Un flic vétéran, une jeune recrue avec qui il doit faire équipe, un serial killer qui rôde, une ville en pleine déliquescence, des personnages qui expient, qui endurent et se questionnent… Ça ne vous rappelle rien ? 1995, les sept péchés capitaux, Freeman, Pitt, une boîte en carton et un succès interplanétaire. Mais plus question ici de gourmandise ou de luxure, de Suite n°3 de Bach sous les éclairages somptueux de Darius Khondji, mais de mains coupées de femmes retrouvées dans les bas-fonds d’un Hong Kong en noir et blanc délavé. Avec Limbo, Soi Cheang signe un polar crépusculaire à la fois référencé (The chaser et Memories of murder traînent également dans un coin de la tête) et singulier dans sa volonté de jusqu’au-boutisme stylistique imaginant un cloaque urbain proprement infernal.
Volonté dans laquelle beaucoup ont cru déceler une sorte de propos «politique» qui chercherait à évoquer, à représenter les invisibles d’une société néo-libérale en mode benne à ordures, limbes terminales, mais qui passe complètement à la trappe parce qu’inconsistant, et parce que bouffé par cette recherche formelle toute-puissante, et parce qu’inexistant de toute façon (Cheang l’a dit : «I'm not trying to preach any social message»). Et donc une esthétique hyper chiadée, un pseudo laïus social et quelques éclats de violence prompts à impressionner le plus blasé des spectateurs suffisent-ils à faire un grand thriller, éventuellement du grand cinéma ? Assurément non.

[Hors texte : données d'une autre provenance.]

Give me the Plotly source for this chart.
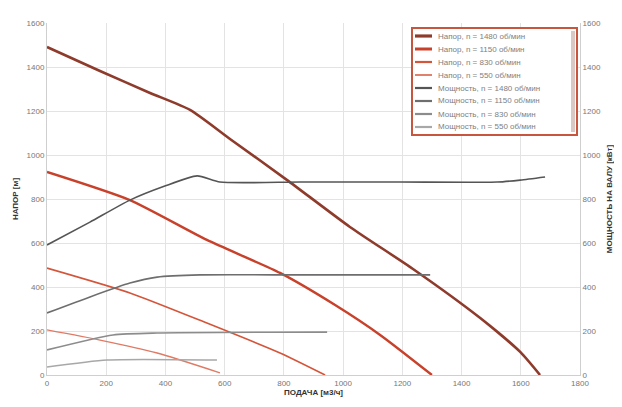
import plotly.graph_objects as go

# расход, м3/ч и напор, м (4 частоты вращения)
q_h1 = [0, 179, 348, 483, 618, 811, 1023, 1236, 1463, 1598, 1665]
h1 = [1491, 1382, 1282, 1205, 1073, 886, 673, 482, 259, 105, 0]
q_h2 = [0, 280, 540, 787, 973, 1125, 1300]
h2 = [923, 795, 614, 464, 318, 182, 0]
q_h3 = [0, 280, 540, 787, 939]
h3 = [486, 373, 236, 100, 0]
q_h4 = [0, 179, 372, 584]
h4 = [205, 159, 100, 10]

# мощность, кВт
q_p1 = [0, 145, 280, 398, 507, 584, 854, 1192, 1520, 1598, 1682]
p1 = [591, 695, 795, 859, 905, 877, 877, 877, 877, 886, 900]
q_p2 = [0, 145, 280, 372, 517, 854, 1294]
p2 = [282, 355, 418, 445, 455, 455, 455]
q_p3 = [0, 223, 372, 946]
p3 = [114, 182, 191, 195]
q_p4 = [0, 203, 574]
p4 = [36, 68, 68]

speeds = ["1480", "1150", "830", "550"]

head_colors = ["#8e3b2c", "#c8412b", "#d4553a", "#e07a64"]
head_widths = [2.6, 2.4, 1.6, 1.3]
power_colors = ["#555555", "#6e6e6e", "#8c8c8c", "#a8a8a8"]

fig = go.Figure()

heads = [(q_h1, h1), (q_h2, h2), (q_h3, h3), (q_h4, h4)]
powers = [(q_p1, p1), (q_p2, p2), (q_p3, p3), (q_p4, p4)]

for i, (q, h) in enumerate(heads):
    fig.add_trace(go.Scatter(
        x=q, y=h, mode="lines", line=dict(color=head_colors[i], width=head_widths[i], shape="spline", smoothing=0.6),
        name="Напор, n = " + speeds[i] + " об/мин", showlegend=False,
    ))

for i, (q, p) in enumerate(powers):
    fig.add_trace(go.Scatter(
        x=q, y=p, mode="lines", yaxis="y2",
        line=dict(color=power_colors[i], width=1.6, shape="spline", smoothing=0.6),
        name="Мощность, n = " + speeds[i] + " об/мин", showlegend=False,
    ))

# легенда вручную (компактная), координаты в пикселях окна
x0, x1 = 47, 580
yb, yt = 375, 23


def px(x):
    return (x - x0) / (x1 - x0)


def py(y):
    return (yb - y) / (yb - yt)


shapes = [dict(type="rect", xref="paper", yref="paper", x0=px(412), x1=px(577), y0=py(135), y1=py(28),
               line=dict(color="#c8553d", width=2), fillcolor="white", layer="above")]
shapes.append(dict(type="rect", xref="paper", yref="paper", x0=px(571), x1=px(575), y0=py(132), y1=py(31),
                   line=dict(width=0), fillcolor="#d9c8c4", layer="above"))
annotations = []
labels = ["Напор, n = " + s + " об/мин" for s in speeds] + ["Мощность, n = " + s + " об/мин" for s in speeds]
colors = head_colors + power_colors
widths = head_widths + [1.6] * 4
for i, lab in enumerate(labels):
    yy = 36 + 13 * i
    shapes.append(dict(type="line", xref="paper", yref="paper", x0=px(415), x1=px(432), y0=py(yy), y1=py(yy),
                       line=dict(color=colors[i], width=widths[i] + 0.6), layer="above"))
    annotations.append(dict(xref="paper", yref="paper", x=px(436), y=py(yy), text=lab, showarrow=False,
                            xanchor="left", yanchor="middle", font=dict(size=8, color="#808080")))

# страница имеет отступ 8 px, поэтому поля уменьшены на 8
fig.update_layout(
    width=622, height=407,
    margin=dict(l=39, r=50, t=15, b=40),
    plot_bgcolor="white", paper_bgcolor="white",
    font=dict(family="Liberation Sans, Arial", size=9, color="#666666"),
    showlegend=False,
    shapes=shapes,
    annotations=annotations,
    xaxis=dict(
        range=[0, 1800], dtick=200, showgrid=True, gridcolor="#e3e3e3", zeroline=False,
        showline=True, linecolor="#cfcfcf", ticks="", tickfont=dict(size=8, color="#777777"),
        title=dict(text="<b>ПОДАЧА [м3/ч]</b>", font=dict(size=8, color="#333333"), standoff=2),
        automargin=False,
    ),
    yaxis=dict(
        range=[0, 1600], dtick=200, showgrid=True, gridcolor="#e3e3e3", zeroline=False,
        showline=True, linecolor="#cfcfcf", tickfont=dict(size=8, color="#777777"),
        title=dict(text="<b>НАПОР [м]</b>", font=dict(size=8, color="#333333"), standoff=6),
        automargin=False,
    ),
    yaxis2=dict(
        range=[0, 1600], dtick=200, overlaying="y", side="right", showgrid=False, zeroline=False,
        showline=True, linecolor="#cfcfcf", tickfont=dict(size=8, color="#777777"),
        title=dict(text="<b>МОЩНОСТЬ НА ВАЛУ [кВт]</b>", font=dict(size=8, color="#333333"), standoff=6),
        automargin=False,
    ),
)

fig.write_html("out.html")
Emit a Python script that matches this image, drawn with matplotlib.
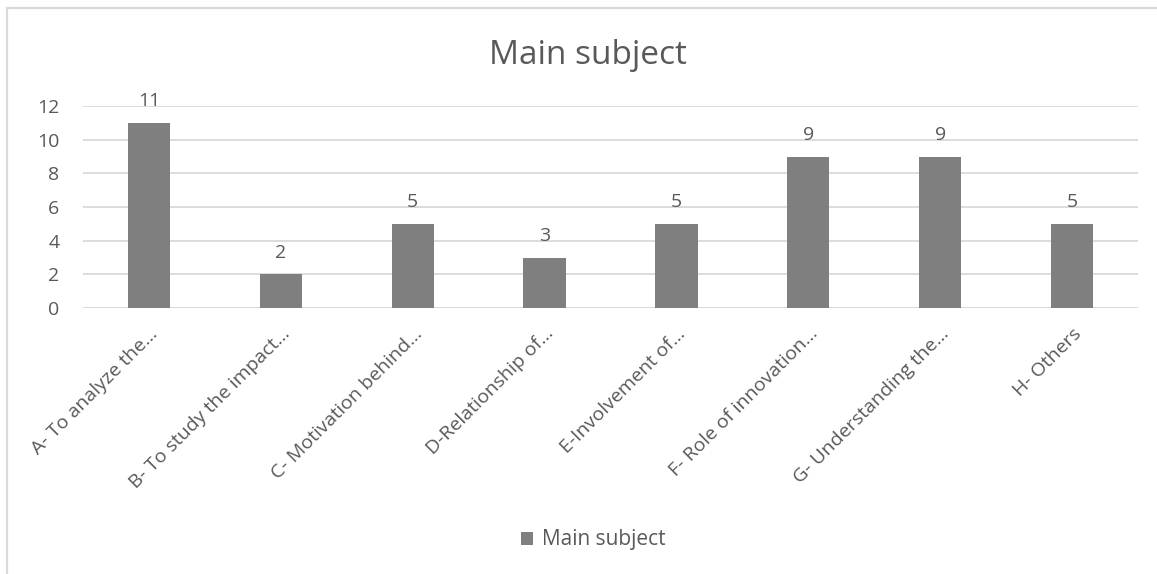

Car Limbo, s’il affiche une ambiance visuelle ahurissante (inspirée des souvenirs d’enfance du réalisateur quand, dans les années 80, il arriva à Hong Kong) mariant la démesure architecturale de Blade runner à celle, crasseuse, d’Il est difficile d’être un dieu, a surtout du mal à convaincre côté scénario. Outre le récit rebattu de la traque d’un tueur en série insaisissable (adapté du roman Wisdom tooth de Lei Mi) qui ne sait que rarement se réinventer (certes, les deux flics passent la moitié du film à fouiller dépotoirs et poubelles), celui-ci, et c’est ce qui gêne, non, ce qui frustre, non, ce qui agace le plus, accumule les raccourcis et les incohérences avec une désinvolture que l’on pourra, en décidant de se montrer conciliant, mettre au crédit du film.
Car saura-t-on un jour, et c’est une vraie question là, une cruciale, se remettre du coup de l’empreinte de chaussure parfaitement laissée sur un bout de carton posé en évidence, et trouvé par nos deux flics au milieu d’un monceau de détritus ? Il faut pouvoir ne pas rire devant une telle scène, d’un ridicule et d’une énormité visiblement assumés, et puis devant d’autres aussi qui, à force de facilités narratives, entament sérieusement et notre patience, et la vraisemblance du film. Autre problème : Limbo se gargarise volontiers d’un pathos bêta dans pas mal de situations (qui plus est accompagnées d’une musique empathique et inadéquate, voire ringarde, du genre Lisa Gerrard ou Enigma) et dans cette détermination à faire d’abord (uniquement ?) des personnages des blocs de souffrance, des martyrs bigger than life.
C’est le cas en particulier de Wong To, jeune paumée en quête de rédemption après avoir causé un grave accident de voiture impliquant la femme d’un des deux flics, et dont le film s’acharne à filmer la déchéance au fil de scènes d’humiliation toujours plus crapoteuses jusqu’à en devenir malsaines, racoleuses, et finalement problématiques malgré l’espèce de justification de Cheang («I hope that everyone can see a woman who will not be defeated by these sufferings» : bah non, pas une seconde, juste une femme qui s’en prend plein la gueule face à une caméra qui s’en délecte, et pourquoi n’a-t-on pas cette impression devant le viol interminable d’Irréversible, ou les tortures terrifiantes de Salò ou de Martyrs ? Pourquoi y a-t-il ici comme un hiatus ?). Alors oui, Limbo a tout d’une œuvre plastiquement bluffante qui, plus tard, pourra faire référence, là-dessus on ne chipotera pas, mais dont les travers scénaristiques restent bien trop balaises pour qu’on puisse les négliger, et donc ne pas trouver à y redire.